In 1892, women began to be admitted into the College. At some point, its name changed to American International College. In the early 20th century, the college’s focus was on educating people who were newcomers to the United States. (Information taken from AIC’s history page on its website).
Monday, December 23, 1889
Mother has been taking care of the beef pieces. I put dishes into the china closet & cleaned out sitting room closet.
I made three bread-holders for Christmas presents and decorated several boxes at odd jobs. Grandpa went to Northampton.
Cut apples to dry – Rec’d bundle from Springfield.
Frank came home while we were eating dinner.
Tuesday, December 24, 1889
Mother and Alice did the washing. I fixed apples for pies.
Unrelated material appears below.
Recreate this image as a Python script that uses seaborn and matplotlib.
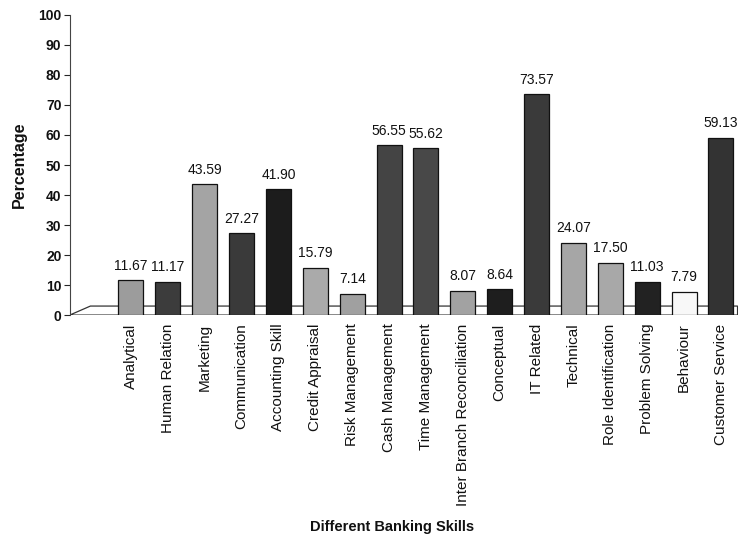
import numpy as np
import pandas as pd
import matplotlib
matplotlib.use('Agg')
import matplotlib.pyplot as plt
import seaborn as sns
from matplotlib.patches import Polygon

skills = ['Analytical', 'Human Relation', 'Marketing', 'Communication', 'Accounting Skill',
          'Credit Appraisal', 'Risk Management', 'Cash Management', 'Time Management',
          'Inter Branch Reconciliation', 'Conceptual', 'IT Related', 'Technical',
          'Role Identification', 'Problem Solving', 'Behaviour', 'Customer Service']
percentages = [11.67, 11.17, 43.59, 27.27, 41.90, 15.79, 7.14, 56.55, 55.62,
               8.07, 8.64, 73.57, 24.07, 17.50, 11.03, 7.79, 59.13]
bar_colors = ['#9c9c9c', '#3c3c3c', '#a4a4a4', '#3a3a3a', '#1c1c1c', '#aaaaaa', '#a0a0a0',
              '#444444', '#484848', '#a2a2a2', '#1e1e1e', '#3a3a3a', '#a6a6a6',
              '#a8a8a8', '#222222', '#f8f8f8', '#333333']

df = pd.DataFrame({'Skill': skills, 'Percentage': percentages})

sns.set_style('white')
fig = plt.figure(figsize=(7.42, 5.34), dpi=100)
ax = fig.add_axes([0.094, 0.41, 0.9, 0.562])

# floor of the pseudo-3D chart
floor = Polygon([(-1.66, 0), (-1.1, 3), (16.45, 3), (16.45, 0)], closed=True,
                facecolor='white', edgecolor='#333333', linewidth=0.9, zorder=1)
ax.add_patch(floor)

sns.barplot(data=df, x='Skill', y='Percentage', hue='Skill', palette=bar_colors,
            legend=False, width=0.68, edgecolor='#111111', linewidth=0.9, ax=ax, zorder=2)

for i, v in enumerate(percentages):
    ax.text(i, v + 2.5, f'{v:.2f}', ha='center', va='bottom', fontsize=10,
            color='#111111', family='Liberation Sans')

ax.set_xlim(-1.66, 16.45)
ax.set_ylim(0, 100)
ax.set_yticks(range(0, 101, 10))
ax.set_yticklabels([str(t) for t in range(0, 101, 10)], fontsize=10, fontweight='bold',
                   color='#111111', family='Liberation Sans')
ax.set_xticks(range(len(skills)))
ax.set_xticklabels(skills, rotation=90, fontsize=11, color='#111111', family='Liberation Sans')
ax.tick_params(axis='y', direction='out', length=4, width=0.8, pad=2, left=True)
ax.tick_params(axis='x', length=0, pad=6)

for side in ['top', 'right', 'bottom']:
    ax.spines[side].set_visible(False)
ax.spines['left'].set_color('#444444')
ax.spines['left'].set_linewidth(0.8)

ax.set_ylabel('Percentage', fontsize=11.5, fontweight='bold', color='#111111',
              family='Liberation Sans', labelpad=8)
ax.set_xlabel('')
fig.text(0.528, 0.0, 'Different Banking Skills', ha='center', va='bottom', fontsize=10.5,
         fontweight='bold', color='#111111', family='Liberation Sans')

fig.savefig('out.png', dpi=100)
Mother made cream and apple pies and fried doughnuts.
Our house caught fire in the fire-place in mother’s room but it was found and put out before such damage was done.
Commenced to rain just before dark.
We all went to the ch. except mother to attend a Christmas entertainment. Very dark when we came home.
Father is quite miserable again. I do not know what can be done about it. Rec’d package from Orange.
Wednesday, December 25, 1889
Warm and pleasant. The roads are very muddy. Father, mother, Arthur and Mr. Cooper’s family here and spent the day & eve.
We had roast beef and pork, onions, squash, potatoes, pickles, bread, butter, tea cream, mince and apple pies for dinner. Passed bread cake and pickles after the tree was shaken. All seem to have had a pleasant time but father is feeling badly.
Frank gave me a lovely album for cabinet pictures. I had a 12.50 check from Grandpa W. and various other things.
Frank’s head troubles him – he has the “La Grippe”.
Thursday, December 26, 1889
Did not do much but pick up after yesterday’s works. Father and mother went home this morn and took Jack-horse with them.
Rec’d express bundle from Marion.
School does not keep again until next Mon.
Rainy – Frank went to Northampton.
Grandpa cut up the pork.
Alice did ironing. Very windy night.
Friday, December 27, 1889
Pleasant day. Frank down to village this P.M. Drew wood this A.M. I ironed shirts and collars. Commenced to fix the girls black cloaks. Made yeast, cut apples to dry.
Written cards to Marion, Clara, Mrs. G. and Miss Prouty.
The grippe troubles F. some yet – his head is dizzy by spells but he has not given up to go to bed.
Sunday, December 29, 1889
Pleasant in the morn, but commenced to rain at about church time; moisture froze as fast as it fell causing many to slip down. Mrs. Cooper hurt her on the their stone steps. All at ch. except Gr’pa and Grandma.
Monday, December 30, 1889
Frank started on a trip off – I went with him as far as Northampton. He stayed with me until I took the 2 o’c train to come home then he took the cars for Westfield. The morning was very windy but this P.M. the air is more quiet and colder. Sky cloudy.
We hear that Engineer Watson’s wife is dead.
Tuesday, December 31, 1889
Mother and Alice did the washing. I worked on Mattie’s cloak, etc.
Susie is much charmed with her little red comb.
I made mother a ruche for the neck and Susie a pair of worsted slippers. They look very cunning on her feet.
Alice spent the evening down to Mr. Coopers.